On September 16th 1945, in the presence of former prisoners, the descendants of some of the deceased, honourable leaders of political and public life in post-war Czechoslovakia and members of the general public, a ceremonial funeral was held for 601 exhumed victims (among those attending were the Minister of Foreign Affairs, Jan Masaryk, and JUDr. Milada Horáková, who spoke for the women prisoners).
From the end of the War, Terezín became a site of reverence for the Czechoslovak people. A memorial service was held at the National Cemetery to mark the first anniversary of liberation, on May 5th 1946. The programme included the burial of victims exhumed from shared graves in Lovosice, from mass graves found in the forced labour camp at Litoměřice, and from the communal cemetery in Terezín.

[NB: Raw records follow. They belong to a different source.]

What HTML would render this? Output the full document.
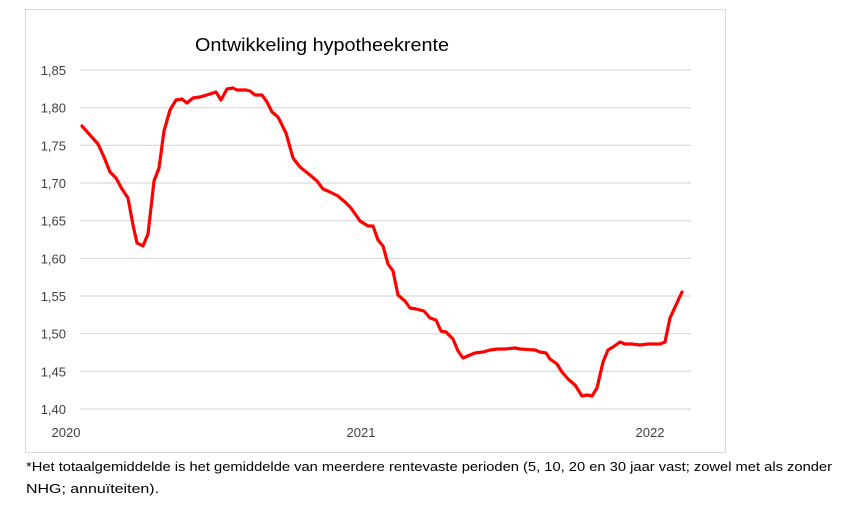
<!DOCTYPE html>
<html><head><meta charset="utf-8"><style>
html,body{margin:0;padding:0;background:#fff;}
svg{display:block;font-family:"Liberation Sans",sans-serif;}
</style></head><body>
<svg width="850" height="513" viewBox="0 0 850 513">
<rect x="25.5" y="9.5" width="700" height="443" fill="#fff" stroke="#d9d9d9"/>
<text x="195" y="51" font-size="18" fill="#000" textLength="254" lengthAdjust="spacingAndGlyphs">Ontwikkeling hypotheekrente</text>
<g stroke="#d9d9d9" stroke-width="1.2">
<line x1="80" x2="691" y1="70" y2="70"/>
<line x1="80" x2="691" y1="107.7" y2="107.7"/>
<line x1="80" x2="691" y1="145.3" y2="145.3"/>
<line x1="80" x2="691" y1="183" y2="183"/>
<line x1="80" x2="691" y1="220.7" y2="220.7"/>
<line x1="80" x2="691" y1="258.3" y2="258.3"/>
<line x1="80" x2="691" y1="296" y2="296"/>
<line x1="80" x2="691" y1="333.7" y2="333.7"/>
<line x1="80" x2="691" y1="371.3" y2="371.3"/>
<line x1="80" x2="691" y1="409" y2="409"/>
</g>
<g font-size="13" fill="#404040" text-anchor="end">
<text x="66" y="75">1,85</text>
<text x="66" y="112.7">1,80</text>
<text x="66" y="150.3">1,75</text>
<text x="66" y="188">1,70</text>
<text x="66" y="225.7">1,65</text>
<text x="66" y="263.3">1,60</text>
<text x="66" y="301">1,55</text>
<text x="66" y="338.7">1,50</text>
<text x="66" y="376.3">1,45</text>
<text x="66" y="414">1,40</text>
</g>
<g font-size="13" fill="#404040" text-anchor="middle">
<text x="66" y="437">2020</text>
<text x="361" y="437">2021</text>
<text x="650" y="437">2022</text>
</g>
<polyline fill="none" stroke="#ff0000" stroke-width="3.2" stroke-linejoin="round" stroke-linecap="round" points="82,126 90,135 98,144 104,157 110,172 116,178 122,189 128,198 133,225 137,243 143,246 148,234 154,181 159,168 164,131 170,110 176,100 182,99 187,103 193,98 200,97 210,94 216,92 221,100 227,89 233,88 237,90 246,90 250,91 255,95 262,95 267,102 272,112 278,117 286,133 293,158 300,167 310,175 317,181 323,189 330,192 338,196 345,202 351,208 360,221 368,226 373,226 378,240 383,246 388,264 393,271 398,295 405,301 410,308 416,309 424,311 430,318 436,320 441,331 446,332 453,339 458,351 463,358 470,355 475,353 483,352 490,350 498,349 505,349 515,348 520,349 535,350 540,352 546,353 550,359 557,364 562,372 568,379 575,385 582,396 587,395 592,396 597,388 603,362 608,350 613,347 620,342 625,344 632,344 640,345 648,344 660,344 665,342 670,318 676,305 682,292"/>
<g font-size="13" fill="#000">
<text x="26" y="471" textLength="806" lengthAdjust="spacingAndGlyphs">*Het totaalgemiddelde is het gemiddelde van meerdere rentevaste perioden (5, 10, 20 en 30 jaar vast; zowel met als zonder</text>
<text x="26" y="493" textLength="133" lengthAdjust="spacingAndGlyphs">NHG; annuïteiten).</text>
</g>
</svg>
</body></html>
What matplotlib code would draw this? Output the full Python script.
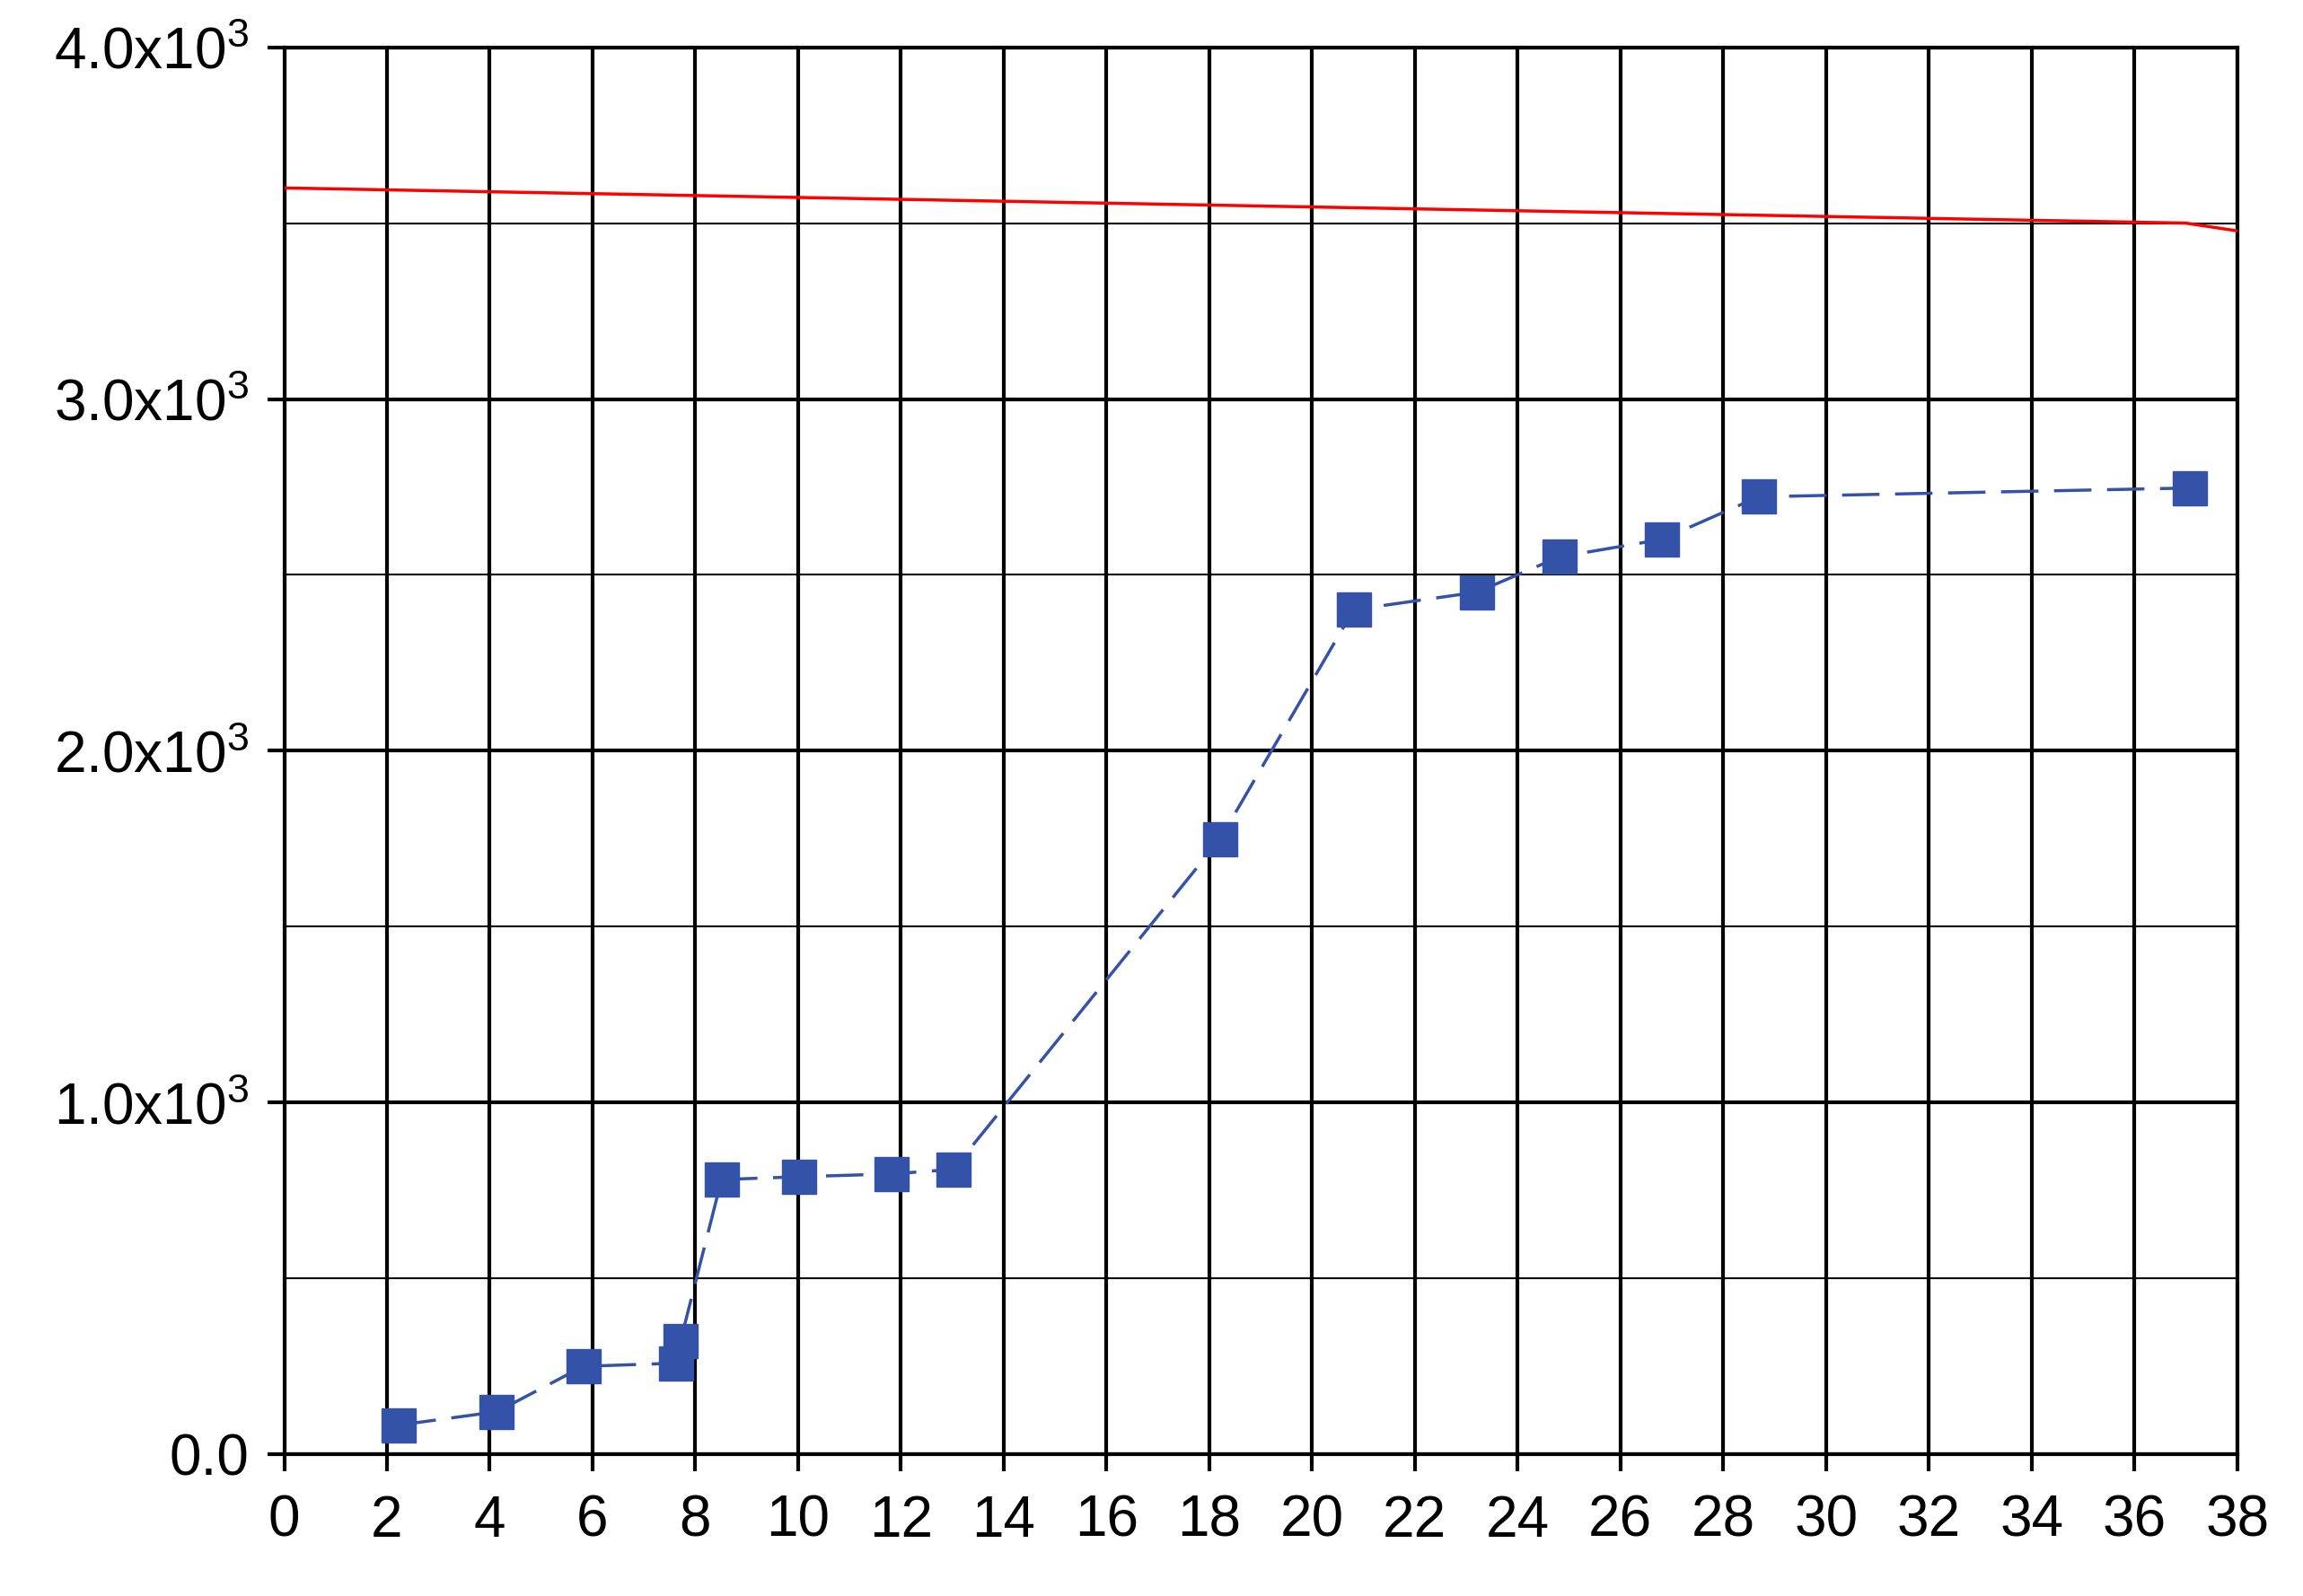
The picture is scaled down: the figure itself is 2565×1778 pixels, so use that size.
import matplotlib
matplotlib.use("Agg")
import matplotlib.pyplot as plt
from matplotlib.ticker import FixedLocator

x_blue = [2.23, 4.14, 5.82, 7.62, 7.71, 8.51, 10.02, 11.82, 13.02, 18.21, 20.81, 23.21, 24.81, 26.81, 28.69, 37.08]
y_blue = [83, 121, 250, 259, 321, 781, 789, 797, 810, 1749, 2401, 2451, 2551, 2601, 2722, 2747]
x_red = [0, 37, 38]
y_red = [3600, 3500, 3478]
y_major = [0, 1000, 2000, 3000, 4000]
y_labels = ["0.0", "1.0x10$^3$", "2.0x10$^3$", "3.0x10$^3$", "4.0x10$^3$"]

plt.rcParams['font.family'] = ['Liberation Sans', 'DejaVu Sans']
plt.rcParams['mathtext.fontset'] = 'custom'
plt.rcParams['mathtext.rm'] = 'Liberation Sans'

fig = plt.figure(figsize=(25.65, 17.78), dpi=100)
ax = fig.add_axes([0.1234, 0.0888, 0.848, 0.8816])
ax.set_xlim(0, 38)
ax.set_ylim(0, 4000)
ax.xaxis.set_major_locator(FixedLocator(range(0, 39, 2)))
ax.yaxis.set_major_locator(FixedLocator(y_major))
ax.yaxis.set_minor_locator(FixedLocator([500, 1500, 2500, 3500]))
ax.set_yticklabels(y_labels)
ax.grid(True, which='major', color='black', linewidth=3)
ax.grid(True, which='minor', axis='y', color='black', linewidth=1.5)
ax.set_axisbelow(True)
for s in ax.spines.values():
    s.set_linewidth(3)
ax.tick_params(axis='both', which='major', labelsize=46, width=3, length=14, direction='out')
ax.tick_params(axis='x', pad=18)
ax.tick_params(axis='y', pad=14)
ax.tick_params(axis='y', which='minor', length=0)
ax.plot(x_red, y_red, color='#ff0000', linewidth=2.5, zorder=3)
ax.plot(x_blue, y_blue, color='#3352a8', linewidth=2.5, linestyle=(0, (12, 5)),
        marker='s', markersize=28, markerfacecolor='#3352a8', markeredgecolor='#3352a8', zorder=4)
fig.savefig("out.png", dpi=100)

The ashes of 52 prisoners executed in the Small Fortress on May 2nd 1945 were also added to the National Cemetery. Furthermore, the urns containing the ashes of victims of the typhus epidemic were brought here from the Terezín Crematorium, as were ashes from large pits nearby – in the main, the remains of the dead from the Terezín Ghetto.
As late as 1958, building work close to the Richard former underground factories exposed a grave containing human ashes; it was found that these were the mortal remains of a Jewish prisoner from the Terezín Ghetto. They were immediately reinterred in the National Cemetery.
The National Cemetery presently contains 2 386 individual graves (both urns and inhumations). Thousands more of the dead of the Small Fortress, Terezín Ghetto and Litoměřice forced labour camp, as well as of those who came to Terezín at the end of the War in the death march and death transports, are interred in the mass graves marked by five pylons. In all, the remains of some 10 000 victims lie within the National Cemetery.